_Record list:_
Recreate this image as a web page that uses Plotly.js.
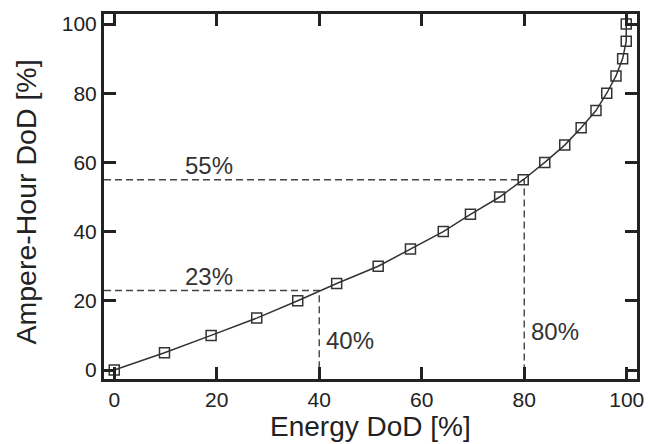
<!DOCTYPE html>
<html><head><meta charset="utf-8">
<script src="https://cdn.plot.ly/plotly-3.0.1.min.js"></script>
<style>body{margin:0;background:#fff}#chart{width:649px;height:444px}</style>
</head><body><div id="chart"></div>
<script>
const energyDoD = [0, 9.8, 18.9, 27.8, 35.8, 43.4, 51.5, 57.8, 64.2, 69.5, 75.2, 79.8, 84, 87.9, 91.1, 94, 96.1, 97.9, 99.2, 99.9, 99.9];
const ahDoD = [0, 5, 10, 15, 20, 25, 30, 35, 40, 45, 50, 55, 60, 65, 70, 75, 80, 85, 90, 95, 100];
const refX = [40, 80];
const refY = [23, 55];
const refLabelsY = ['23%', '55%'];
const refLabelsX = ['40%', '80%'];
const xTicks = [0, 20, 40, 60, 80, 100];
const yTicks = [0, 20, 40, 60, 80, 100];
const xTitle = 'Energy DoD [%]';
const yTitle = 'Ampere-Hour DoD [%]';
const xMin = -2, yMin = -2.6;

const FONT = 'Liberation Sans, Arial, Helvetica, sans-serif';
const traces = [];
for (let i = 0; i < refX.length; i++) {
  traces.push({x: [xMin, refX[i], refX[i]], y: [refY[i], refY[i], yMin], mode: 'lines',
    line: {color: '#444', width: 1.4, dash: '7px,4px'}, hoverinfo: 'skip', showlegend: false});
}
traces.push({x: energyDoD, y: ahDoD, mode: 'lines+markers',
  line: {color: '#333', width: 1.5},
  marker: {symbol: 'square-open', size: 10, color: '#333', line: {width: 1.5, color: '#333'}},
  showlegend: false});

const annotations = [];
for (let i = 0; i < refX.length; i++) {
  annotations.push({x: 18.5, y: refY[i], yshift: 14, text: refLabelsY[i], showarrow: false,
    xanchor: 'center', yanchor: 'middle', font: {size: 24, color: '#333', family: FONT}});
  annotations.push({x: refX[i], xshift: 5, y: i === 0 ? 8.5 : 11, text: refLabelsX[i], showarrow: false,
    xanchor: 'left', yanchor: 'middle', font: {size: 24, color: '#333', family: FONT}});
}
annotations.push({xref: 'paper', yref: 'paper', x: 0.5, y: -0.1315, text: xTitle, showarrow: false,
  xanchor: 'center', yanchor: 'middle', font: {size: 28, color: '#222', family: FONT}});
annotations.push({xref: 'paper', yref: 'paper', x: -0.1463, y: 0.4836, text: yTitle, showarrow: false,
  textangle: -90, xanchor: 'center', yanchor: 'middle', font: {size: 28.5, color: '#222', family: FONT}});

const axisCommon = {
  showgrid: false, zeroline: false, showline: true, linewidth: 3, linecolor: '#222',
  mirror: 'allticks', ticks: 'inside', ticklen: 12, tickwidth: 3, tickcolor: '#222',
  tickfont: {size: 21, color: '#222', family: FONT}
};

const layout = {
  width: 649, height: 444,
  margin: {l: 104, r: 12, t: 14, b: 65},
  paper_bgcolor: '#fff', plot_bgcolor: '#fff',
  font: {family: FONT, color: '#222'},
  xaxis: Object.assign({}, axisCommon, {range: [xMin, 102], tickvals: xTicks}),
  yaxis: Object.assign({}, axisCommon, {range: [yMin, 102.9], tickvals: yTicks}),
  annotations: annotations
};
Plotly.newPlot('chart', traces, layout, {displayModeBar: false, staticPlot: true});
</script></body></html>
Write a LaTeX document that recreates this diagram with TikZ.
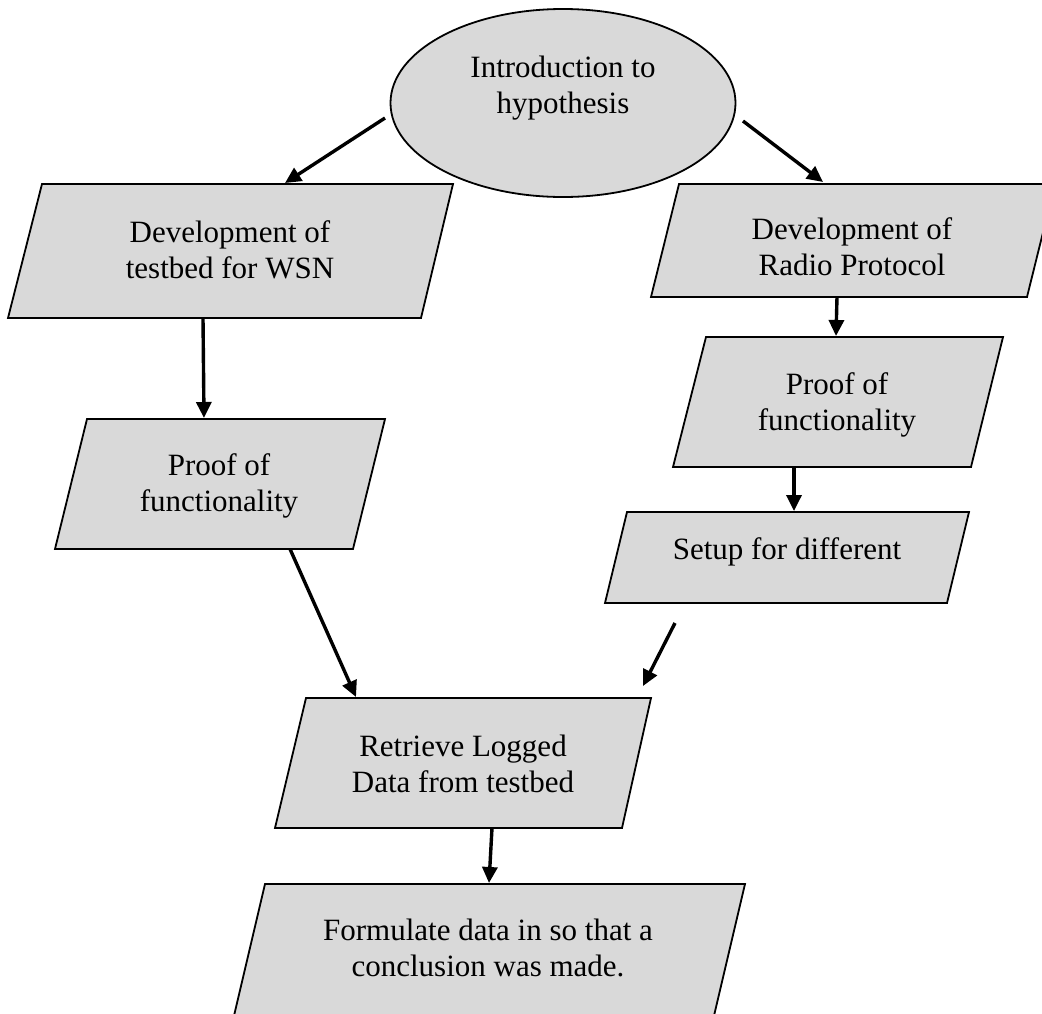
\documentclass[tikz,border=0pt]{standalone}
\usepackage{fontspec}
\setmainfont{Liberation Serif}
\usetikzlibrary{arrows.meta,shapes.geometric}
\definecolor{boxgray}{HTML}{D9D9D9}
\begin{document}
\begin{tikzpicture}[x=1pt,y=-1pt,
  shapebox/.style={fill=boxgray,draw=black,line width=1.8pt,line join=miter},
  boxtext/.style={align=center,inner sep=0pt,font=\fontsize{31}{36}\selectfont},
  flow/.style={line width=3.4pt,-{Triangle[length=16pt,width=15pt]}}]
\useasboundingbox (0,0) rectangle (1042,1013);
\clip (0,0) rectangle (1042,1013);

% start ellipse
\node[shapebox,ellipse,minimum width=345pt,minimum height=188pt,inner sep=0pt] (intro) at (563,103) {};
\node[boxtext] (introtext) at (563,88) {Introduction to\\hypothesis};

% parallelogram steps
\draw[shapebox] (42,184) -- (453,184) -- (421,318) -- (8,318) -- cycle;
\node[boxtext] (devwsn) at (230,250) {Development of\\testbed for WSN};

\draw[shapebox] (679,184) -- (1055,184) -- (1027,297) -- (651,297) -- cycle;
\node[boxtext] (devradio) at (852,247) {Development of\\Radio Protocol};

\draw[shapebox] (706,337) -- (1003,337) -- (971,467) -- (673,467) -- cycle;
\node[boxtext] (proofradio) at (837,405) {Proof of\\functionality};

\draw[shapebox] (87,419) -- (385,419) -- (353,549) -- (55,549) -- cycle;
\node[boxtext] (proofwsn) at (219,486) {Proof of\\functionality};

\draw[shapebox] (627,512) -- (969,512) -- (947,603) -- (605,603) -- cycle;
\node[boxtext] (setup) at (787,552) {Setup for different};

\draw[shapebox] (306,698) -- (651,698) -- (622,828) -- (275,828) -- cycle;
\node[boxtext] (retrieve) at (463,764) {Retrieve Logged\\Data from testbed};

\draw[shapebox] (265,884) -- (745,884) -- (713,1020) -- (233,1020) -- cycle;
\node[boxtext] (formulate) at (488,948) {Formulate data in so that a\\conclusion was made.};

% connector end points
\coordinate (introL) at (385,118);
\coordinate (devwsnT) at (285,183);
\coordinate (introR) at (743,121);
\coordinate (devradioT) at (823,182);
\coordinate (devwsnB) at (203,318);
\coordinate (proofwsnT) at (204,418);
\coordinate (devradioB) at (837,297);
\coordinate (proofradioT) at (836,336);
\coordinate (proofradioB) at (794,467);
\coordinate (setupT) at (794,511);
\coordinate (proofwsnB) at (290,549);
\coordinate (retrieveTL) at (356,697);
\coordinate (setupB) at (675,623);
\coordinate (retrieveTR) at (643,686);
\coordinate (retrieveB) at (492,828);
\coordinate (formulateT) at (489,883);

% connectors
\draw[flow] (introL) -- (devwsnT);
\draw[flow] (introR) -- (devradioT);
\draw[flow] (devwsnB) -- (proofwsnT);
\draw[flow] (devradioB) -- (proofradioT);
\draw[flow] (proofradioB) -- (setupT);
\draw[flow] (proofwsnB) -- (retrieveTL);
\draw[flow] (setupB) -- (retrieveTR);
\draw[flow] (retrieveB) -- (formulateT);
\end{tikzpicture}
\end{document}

_Directive:_ Beginning with the first line of the records above, extract each line exactly through the line that holds "const xMin = -2, yMin = -2.6;", both ends included. Omit pictures.

_Expected output:_
Recreate this image as a web page that uses Plotly.js.
<!DOCTYPE html>
<html><head><meta charset="utf-8">
<script src="https://cdn.plot.ly/plotly-3.0.1.min.js"></script>
<style>body{margin:0;background:#fff}#chart{width:649px;height:444px}</style>
</head><body><div id="chart"></div>
<script>
const energyDoD = [0, 9.8, 18.9, 27.8, 35.8, 43.4, 51.5, 57.8, 64.2, 69.5, 75.2, 79.8, 84, 87.9, 91.1, 94, 96.1, 97.9, 99.2, 99.9, 99.9];
const ahDoD = [0, 5, 10, 15, 20, 25, 30, 35, 40, 45, 50, 55, 60, 65, 70, 75, 80, 85, 90, 95, 100];
const refX = [40, 80];
const refY = [23, 55];
const refLabelsY = ['23%', '55%'];
const refLabelsX = ['40%', '80%'];
const xTicks = [0, 20, 40, 60, 80, 100];
const yTicks = [0, 20, 40, 60, 80, 100];
const xTitle = 'Energy DoD [%]';
const yTitle = 'Ampere-Hour DoD [%]';
const xMin = -2, yMin = -2.6;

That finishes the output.